British Prime Minister Tony Blair has hailed the signing of an international agreement to help Afghanistan by boosting human rights and fueling the economy. He described it as essential in fighting global terrorism.
Delegates emerged with a five-year blueprint for the troubled Central Asian country
The two-day conference on stabilizing Afghanistan has resulted in a pledge of 8.75 billion euros ($10.5 billion) by the more than 60 nations present, which would to toward sparking the economy but also establishing the rule of law in this country ravaged by two decades of war and extremist governance.
Speaking in parliament as the second day of talks on the so-called Afghanistan Compact resumed in London, Blair said the pledge to help was vital for the move to democracy, making a link to similar developments in Iraq.
"I think its right to reflect on how important it is for the international community to help those countries (Afghanistan and Iraq) become different because when they were left in that failed state they were a threat to the whole of the world," he said.
Providing security in Afghanistan and Iraq will help people there but would also be a "direct benefit" to British security, he said in his weekly question-and-answer session in the House of Commons.

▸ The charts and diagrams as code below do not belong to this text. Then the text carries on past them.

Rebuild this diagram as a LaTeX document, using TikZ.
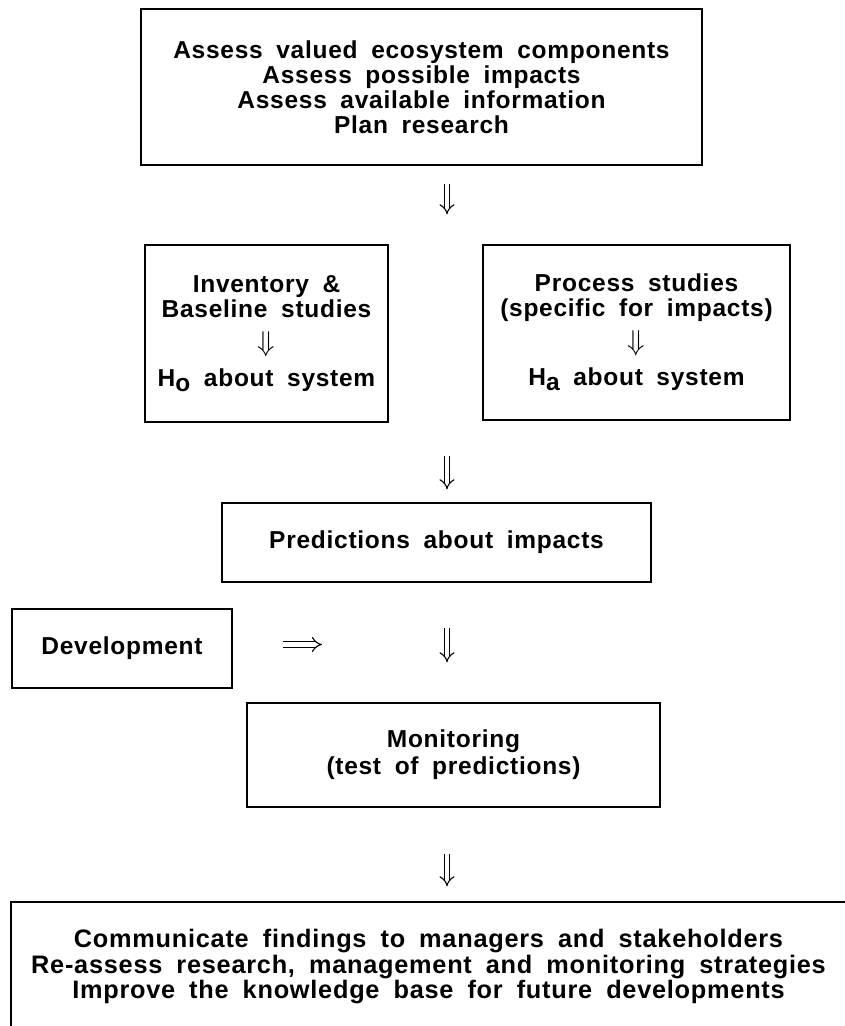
\documentclass[tikz,border=0pt]{standalone}
\usepackage{fontspec}
\setmainfont{Liberation Sans}
\newfontfamily\boxfont{Liberation Sans}[LetterSpace=3,WordSpace=1.8]
\usetikzlibrary{arrows.meta}

\tikzset{
  box/.style={draw, line width=1.3pt, align=center, inner sep=0pt,
    font=\boxfont\bfseries\fontsize{24.5}{25}\selectfont},
  flow/.style={double, double distance=4.2pt, line width=1.1pt, -{Implies}},
}
\newcommand\hsub[1]{H\raisebox{-5pt}{#1}}
\newcommand\down{\scalebox{1.15}{$\Downarrow$}}

\begin{document}
\begin{tikzpicture}[x=1pt,y=-1pt]
\useasboundingbox (0,0) rectangle (845,1026);
\clip (0,0) rectangle (845,1026);

% boxes
\node[box, minimum width=561pt, minimum height=156pt] (assess) at (421.5,87)
  {Assess valued ecosystem components\\Assess possible impacts\\
   Assess available information\\Plan research};
\node[box, minimum width=243pt, minimum height=177pt] (baseline) at (266.5,333.5)
  {Inventory \&\\Baseline studies\\[9pt]\down\\[10pt]\hsub{o} about system};
\node[box, minimum width=307pt, minimum height=175pt] (process) at (636.5,332.5)
  {Process studies\\(specific for impacts)\\[9pt]\down\\[10pt]\hsub{a} about system};
\node[box, minimum width=429pt, minimum height=79pt] (predict) at (436.5,542.5)
  {Predictions about impacts};
\node[box, minimum width=220pt, minimum height=79pt] (develop) at (122,648.5)
  {Development};
\node[box, minimum width=413pt, minimum height=104pt] (monitor) at (453.5,755)
  {Monitoring\\[2pt](test of predictions)};
\node[box, minimum width=835pt, minimum height=130pt,
  font=\boxfont\bfseries\fontsize{25.3}{25.5}\selectfont] (report) at (428.5,967)
  {Communicate findings to managers and stakeholders\\
   Re-assess research, management and monitoring strategies\\
   Improve the knowledge base for future developments};

% flow arrows
\coordinate (spine) at (447,0);
\draw[flow, shorten <=18pt, shorten >=30pt] (spine |- assess.south) -- (spine |- baseline.north);
\draw[flow, shorten <=33pt, shorten >=13pt] (spine |- baseline.south) -- (spine |- predict.north);
\draw[flow, shorten <=45pt, shorten >=40pt] (spine |- predict.south) -- (spine |- monitor.north);
\draw[flow, shorten <=46pt, shorten >=15pt] (spine |- monitor.south) -- (spine |- report.north);
\draw[flow, shorten <=50pt, shorten >=125pt] ([yshift=4pt]develop.east) -- ([yshift=4pt]spine |- develop.east);
\end{tikzpicture}
\end{document}
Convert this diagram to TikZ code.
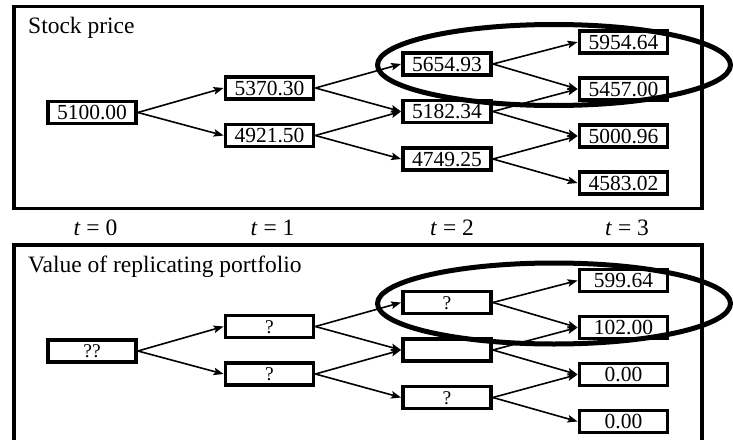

"(This) is why it's important we stay the course and see it through", he added.
Afghanistan and its international partners signed a new five-year deal in the British capital on Monday to help the destitute central Asian nation defeat a resurgent Taliban and drug traffickers.
Chief among the proposals was for a boost to security in the country, particularly in the volatile south, to create stability for economic and social development. Other key elements of the compact set out specific targets for improving governance, strengthening the rule of law and human rights.
UK Prime Minister Blair, left, and Afhgan President Karzai exchange an agreement on the future of Afghanistan
The United States pledged an extra $1.1 billion in financial aid for the coming US fiscal year from October.
Observers spoke of the need for joined-up action from the international community to help cement democracy in Afghanistan, which has been plagued by three decades of foreign occupation, civil war and Islamic extremism.
Farzana Shaikh, an associate fellow at the London-based international affairs think-tank Chatham House, told AFP that Western and other world powers needed to be committed long-term to the issue.
"It's going to take some time before Karzai can really strengthen his government to a point where it can stand on its own two feet," she added, pointing also to the need to root out corruption in Afghan politics.
Meanwhile, the Afghan Minister of Counter-Narcotics Habibullah Qaderi welcomed the revised anti-drug strategy as a "major step on the journey ahead of us."
More than military might needed
Delegates from Afghanistan, hosts Britain and more than 60 foreign partners were bringing proceedings to a close Wednesday following discussions on governance, the rule of law and human rights, as well as economic and social development.
A German tank used by peacekeepers in the Afghan capital, Kabul
Britain's Armed Forces Minister Adam Ingram said security in Afghanistan cannot be achieved by military means alone, adding economic development, good governance and the rule of law will all contribute to lasting stability.
"For every day that passes Afghanistan becomes more governmentally self-sufficient, less reliant on direct intervention by allies, and nearer to the day when it can be responsible for its own security," he said.
Speaking alongside General Abdul Rahim Wardak, the Afghan defense minister, Ingram insisted that Afghanistan must never again be allowed to become a staging post for international terrorism. US-led forces toppled Afghanistan's Islamist Taliban regime, which was funded by and sheltered al Qaeda, for refusing to hand over Osama bin Laden following the September 11, 2001, attacks on the United States.